● Your task
Leave out all pictures and give back precisely the lines from the line with "Emit a Python" to the line with "return 1 - p / H", including those two lines.

## START Provided records

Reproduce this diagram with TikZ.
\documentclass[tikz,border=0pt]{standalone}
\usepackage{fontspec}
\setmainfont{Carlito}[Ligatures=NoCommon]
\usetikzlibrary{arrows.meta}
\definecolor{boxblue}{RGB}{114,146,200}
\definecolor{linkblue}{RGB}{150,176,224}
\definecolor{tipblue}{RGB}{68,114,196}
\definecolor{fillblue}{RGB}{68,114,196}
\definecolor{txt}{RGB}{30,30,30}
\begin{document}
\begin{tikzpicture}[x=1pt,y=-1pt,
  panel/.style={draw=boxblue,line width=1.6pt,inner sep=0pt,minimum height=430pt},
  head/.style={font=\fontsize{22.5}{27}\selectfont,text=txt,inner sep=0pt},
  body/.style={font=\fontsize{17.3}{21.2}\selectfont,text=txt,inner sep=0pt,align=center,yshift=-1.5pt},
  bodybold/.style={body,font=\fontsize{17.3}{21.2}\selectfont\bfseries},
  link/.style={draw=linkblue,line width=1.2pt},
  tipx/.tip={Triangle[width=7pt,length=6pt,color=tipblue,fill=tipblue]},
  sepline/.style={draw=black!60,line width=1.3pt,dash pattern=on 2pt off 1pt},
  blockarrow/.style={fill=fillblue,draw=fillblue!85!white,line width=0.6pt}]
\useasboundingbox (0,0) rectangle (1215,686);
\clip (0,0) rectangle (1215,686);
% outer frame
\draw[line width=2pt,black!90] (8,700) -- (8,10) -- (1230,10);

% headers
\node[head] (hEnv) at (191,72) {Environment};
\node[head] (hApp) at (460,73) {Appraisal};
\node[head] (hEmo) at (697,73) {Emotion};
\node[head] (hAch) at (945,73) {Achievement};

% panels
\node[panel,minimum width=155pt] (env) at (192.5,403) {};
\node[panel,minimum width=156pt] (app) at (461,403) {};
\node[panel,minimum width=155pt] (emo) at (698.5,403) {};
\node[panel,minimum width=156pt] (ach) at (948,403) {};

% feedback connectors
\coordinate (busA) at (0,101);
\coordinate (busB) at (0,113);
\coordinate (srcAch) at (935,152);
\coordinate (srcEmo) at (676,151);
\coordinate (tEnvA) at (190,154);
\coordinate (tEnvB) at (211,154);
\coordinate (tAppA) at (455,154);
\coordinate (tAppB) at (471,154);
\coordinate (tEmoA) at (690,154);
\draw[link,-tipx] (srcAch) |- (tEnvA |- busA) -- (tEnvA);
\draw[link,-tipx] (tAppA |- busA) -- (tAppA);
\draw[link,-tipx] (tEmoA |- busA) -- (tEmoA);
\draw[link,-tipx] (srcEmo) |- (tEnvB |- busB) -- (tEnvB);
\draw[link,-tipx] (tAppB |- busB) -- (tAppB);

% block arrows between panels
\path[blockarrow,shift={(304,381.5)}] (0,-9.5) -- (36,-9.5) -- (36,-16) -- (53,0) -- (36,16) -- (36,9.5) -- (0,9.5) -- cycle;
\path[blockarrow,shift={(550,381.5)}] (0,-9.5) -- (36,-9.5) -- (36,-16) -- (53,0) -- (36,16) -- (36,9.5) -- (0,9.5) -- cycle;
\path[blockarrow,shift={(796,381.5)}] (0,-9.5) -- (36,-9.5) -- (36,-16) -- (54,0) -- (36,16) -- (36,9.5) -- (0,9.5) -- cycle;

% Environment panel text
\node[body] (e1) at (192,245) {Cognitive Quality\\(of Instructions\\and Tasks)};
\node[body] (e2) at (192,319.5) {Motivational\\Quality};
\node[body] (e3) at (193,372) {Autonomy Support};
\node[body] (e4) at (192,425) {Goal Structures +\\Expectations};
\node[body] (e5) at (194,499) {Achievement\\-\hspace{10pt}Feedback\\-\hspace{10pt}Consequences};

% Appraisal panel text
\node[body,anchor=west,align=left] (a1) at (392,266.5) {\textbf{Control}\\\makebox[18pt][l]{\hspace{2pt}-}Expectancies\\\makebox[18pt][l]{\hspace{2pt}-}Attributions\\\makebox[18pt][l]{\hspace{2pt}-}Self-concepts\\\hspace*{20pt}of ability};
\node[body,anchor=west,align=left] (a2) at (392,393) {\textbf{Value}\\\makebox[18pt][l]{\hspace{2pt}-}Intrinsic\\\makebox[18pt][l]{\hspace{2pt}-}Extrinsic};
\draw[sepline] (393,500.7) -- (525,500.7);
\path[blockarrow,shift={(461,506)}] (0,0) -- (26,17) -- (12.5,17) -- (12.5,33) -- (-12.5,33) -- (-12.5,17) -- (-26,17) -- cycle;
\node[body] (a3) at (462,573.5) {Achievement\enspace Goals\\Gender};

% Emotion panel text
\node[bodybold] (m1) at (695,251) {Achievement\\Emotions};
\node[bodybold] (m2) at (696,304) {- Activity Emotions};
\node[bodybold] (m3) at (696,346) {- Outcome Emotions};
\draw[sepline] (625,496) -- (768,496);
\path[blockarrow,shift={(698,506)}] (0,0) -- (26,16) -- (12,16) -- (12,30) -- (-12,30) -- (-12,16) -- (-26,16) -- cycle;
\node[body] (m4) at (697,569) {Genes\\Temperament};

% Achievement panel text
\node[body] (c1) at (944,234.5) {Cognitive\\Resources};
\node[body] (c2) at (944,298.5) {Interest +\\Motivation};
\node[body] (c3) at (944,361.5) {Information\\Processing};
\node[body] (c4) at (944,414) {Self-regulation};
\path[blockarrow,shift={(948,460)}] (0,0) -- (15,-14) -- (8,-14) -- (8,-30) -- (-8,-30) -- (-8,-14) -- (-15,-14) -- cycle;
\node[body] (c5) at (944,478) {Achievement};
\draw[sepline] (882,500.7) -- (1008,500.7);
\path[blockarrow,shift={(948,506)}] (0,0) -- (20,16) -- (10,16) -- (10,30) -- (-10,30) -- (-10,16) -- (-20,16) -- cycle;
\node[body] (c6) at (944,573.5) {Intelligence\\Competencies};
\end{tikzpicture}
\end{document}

## END Provided records
## START Provided records

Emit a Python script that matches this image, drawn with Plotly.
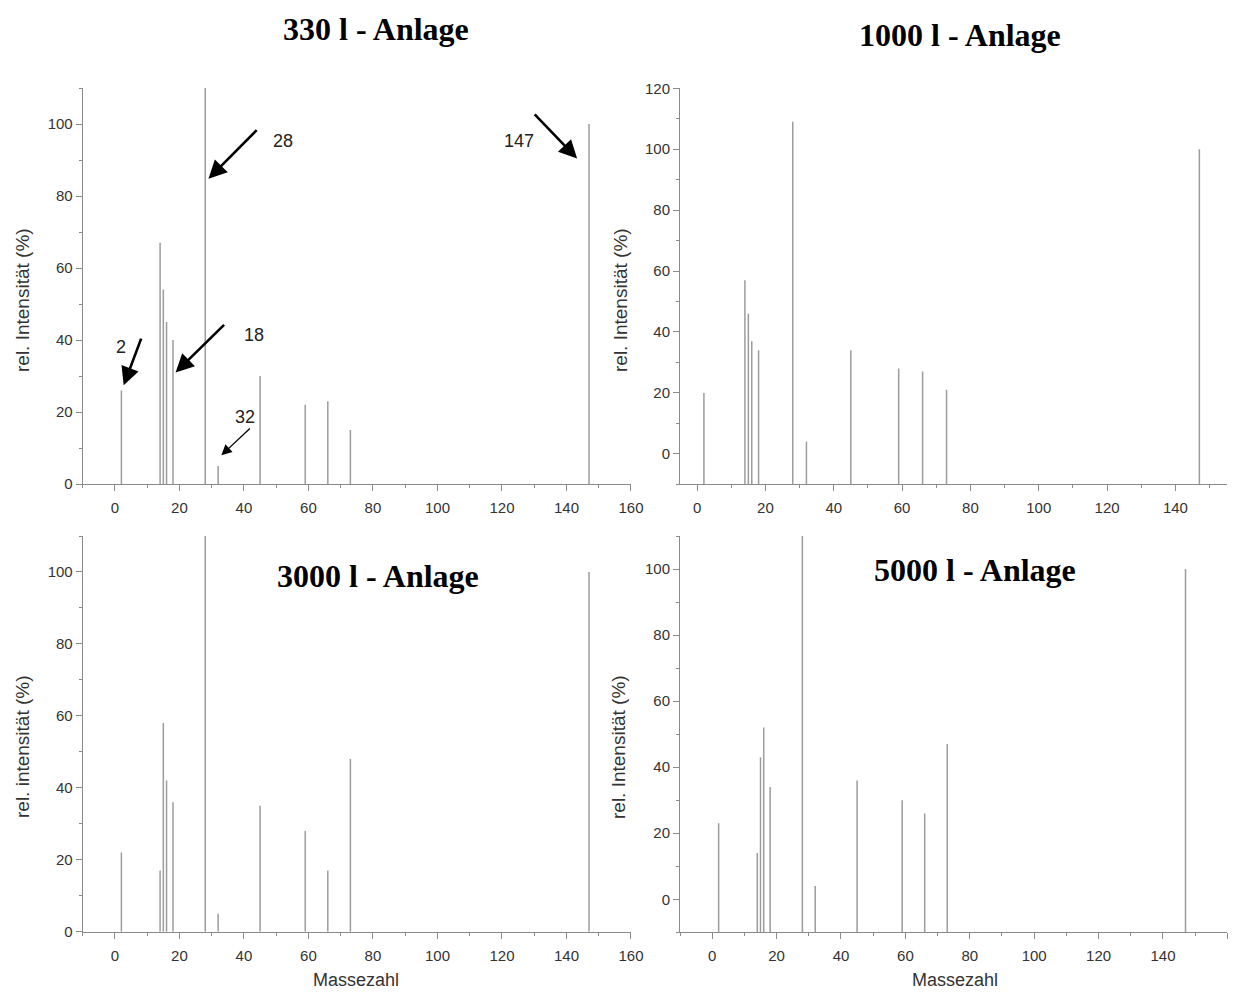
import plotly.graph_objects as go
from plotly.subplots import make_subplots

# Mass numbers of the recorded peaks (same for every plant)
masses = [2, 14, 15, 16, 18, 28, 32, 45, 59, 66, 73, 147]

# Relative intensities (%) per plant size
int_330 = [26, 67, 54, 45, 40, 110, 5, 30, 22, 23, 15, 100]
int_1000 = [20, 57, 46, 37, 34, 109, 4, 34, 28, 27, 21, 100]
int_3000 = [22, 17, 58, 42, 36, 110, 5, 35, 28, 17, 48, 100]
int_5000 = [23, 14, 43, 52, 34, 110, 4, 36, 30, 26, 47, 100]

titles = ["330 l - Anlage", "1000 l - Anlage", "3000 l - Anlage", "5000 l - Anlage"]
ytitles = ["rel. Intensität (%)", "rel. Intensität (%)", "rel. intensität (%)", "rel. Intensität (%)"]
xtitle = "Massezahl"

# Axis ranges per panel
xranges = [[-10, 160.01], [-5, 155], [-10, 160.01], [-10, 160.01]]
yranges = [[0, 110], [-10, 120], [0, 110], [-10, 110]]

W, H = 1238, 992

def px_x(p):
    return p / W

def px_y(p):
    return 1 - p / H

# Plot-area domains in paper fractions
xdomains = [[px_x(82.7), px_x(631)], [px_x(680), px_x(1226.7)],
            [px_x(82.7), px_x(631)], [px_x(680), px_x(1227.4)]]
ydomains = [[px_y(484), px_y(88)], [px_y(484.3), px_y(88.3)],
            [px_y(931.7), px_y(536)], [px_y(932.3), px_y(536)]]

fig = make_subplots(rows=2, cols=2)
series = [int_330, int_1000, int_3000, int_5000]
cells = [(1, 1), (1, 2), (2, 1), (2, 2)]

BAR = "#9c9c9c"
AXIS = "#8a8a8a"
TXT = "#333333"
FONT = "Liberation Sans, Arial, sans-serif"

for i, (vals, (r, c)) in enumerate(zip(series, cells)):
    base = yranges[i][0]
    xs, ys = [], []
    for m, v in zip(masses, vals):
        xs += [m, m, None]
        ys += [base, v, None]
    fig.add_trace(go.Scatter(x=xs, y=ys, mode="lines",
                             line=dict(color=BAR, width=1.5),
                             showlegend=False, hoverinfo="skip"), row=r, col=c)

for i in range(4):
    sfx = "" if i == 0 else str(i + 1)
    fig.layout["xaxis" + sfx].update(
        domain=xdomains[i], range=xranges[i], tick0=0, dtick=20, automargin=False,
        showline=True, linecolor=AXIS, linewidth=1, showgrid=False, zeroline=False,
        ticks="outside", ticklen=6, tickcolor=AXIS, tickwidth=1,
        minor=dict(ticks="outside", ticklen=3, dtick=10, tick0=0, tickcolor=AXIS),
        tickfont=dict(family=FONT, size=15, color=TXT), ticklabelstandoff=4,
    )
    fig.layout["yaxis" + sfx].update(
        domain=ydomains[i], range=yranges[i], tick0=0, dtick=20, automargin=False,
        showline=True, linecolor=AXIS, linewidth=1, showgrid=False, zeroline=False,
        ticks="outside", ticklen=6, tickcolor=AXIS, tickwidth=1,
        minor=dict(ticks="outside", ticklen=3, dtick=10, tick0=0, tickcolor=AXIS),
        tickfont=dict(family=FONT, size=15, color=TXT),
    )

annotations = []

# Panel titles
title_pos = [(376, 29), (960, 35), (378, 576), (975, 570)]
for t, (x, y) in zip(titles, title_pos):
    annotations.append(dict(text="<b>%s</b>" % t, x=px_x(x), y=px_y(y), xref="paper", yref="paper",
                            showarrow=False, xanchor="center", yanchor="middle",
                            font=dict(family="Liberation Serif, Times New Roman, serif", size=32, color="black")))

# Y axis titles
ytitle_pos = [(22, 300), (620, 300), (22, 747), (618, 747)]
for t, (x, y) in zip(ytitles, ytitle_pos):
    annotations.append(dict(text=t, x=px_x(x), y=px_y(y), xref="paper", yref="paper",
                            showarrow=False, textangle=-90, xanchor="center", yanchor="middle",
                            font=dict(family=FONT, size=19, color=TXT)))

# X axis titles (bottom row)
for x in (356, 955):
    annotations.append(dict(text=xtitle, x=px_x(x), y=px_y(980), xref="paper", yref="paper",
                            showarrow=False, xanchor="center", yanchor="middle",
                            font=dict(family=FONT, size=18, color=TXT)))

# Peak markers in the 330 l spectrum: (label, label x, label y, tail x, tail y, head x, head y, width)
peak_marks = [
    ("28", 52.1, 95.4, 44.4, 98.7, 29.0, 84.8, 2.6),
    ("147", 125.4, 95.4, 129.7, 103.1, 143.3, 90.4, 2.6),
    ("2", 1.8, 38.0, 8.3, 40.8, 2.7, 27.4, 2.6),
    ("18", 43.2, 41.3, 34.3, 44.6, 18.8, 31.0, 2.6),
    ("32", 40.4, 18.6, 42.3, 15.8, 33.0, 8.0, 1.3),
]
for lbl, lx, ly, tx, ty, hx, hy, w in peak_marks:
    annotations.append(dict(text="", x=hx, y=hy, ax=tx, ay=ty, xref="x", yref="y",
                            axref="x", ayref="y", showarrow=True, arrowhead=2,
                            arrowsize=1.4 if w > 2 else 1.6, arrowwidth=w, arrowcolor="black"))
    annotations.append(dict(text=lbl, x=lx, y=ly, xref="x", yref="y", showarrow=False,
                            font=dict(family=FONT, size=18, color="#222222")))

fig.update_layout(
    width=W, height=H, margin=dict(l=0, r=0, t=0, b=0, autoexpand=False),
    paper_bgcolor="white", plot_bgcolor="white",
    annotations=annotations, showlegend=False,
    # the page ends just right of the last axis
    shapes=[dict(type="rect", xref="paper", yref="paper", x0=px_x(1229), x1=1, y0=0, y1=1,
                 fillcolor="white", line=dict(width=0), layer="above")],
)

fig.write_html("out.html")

## END Provided records

● Solution to this task
Emit a Python script that matches this image, drawn with Plotly.
import plotly.graph_objects as go
from plotly.subplots import make_subplots

# Mass numbers of the recorded peaks (same for every plant)
masses = [2, 14, 15, 16, 18, 28, 32, 45, 59, 66, 73, 147]

# Relative intensities (%) per plant size
int_330 = [26, 67, 54, 45, 40, 110, 5, 30, 22, 23, 15, 100]
int_1000 = [20, 57, 46, 37, 34, 109, 4, 34, 28, 27, 21, 100]
int_3000 = [22, 17, 58, 42, 36, 110, 5, 35, 28, 17, 48, 100]
int_5000 = [23, 14, 43, 52, 34, 110, 4, 36, 30, 26, 47, 100]

titles = ["330 l - Anlage", "1000 l - Anlage", "3000 l - Anlage", "5000 l - Anlage"]
ytitles = ["rel. Intensität (%)", "rel. Intensität (%)", "rel. intensität (%)", "rel. Intensität (%)"]
xtitle = "Massezahl"

# Axis ranges per panel
xranges = [[-10, 160.01], [-5, 155], [-10, 160.01], [-10, 160.01]]
yranges = [[0, 110], [-10, 120], [0, 110], [-10, 110]]

W, H = 1238, 992

def px_x(p):
    return p / W

def px_y(p):
    return 1 - p / H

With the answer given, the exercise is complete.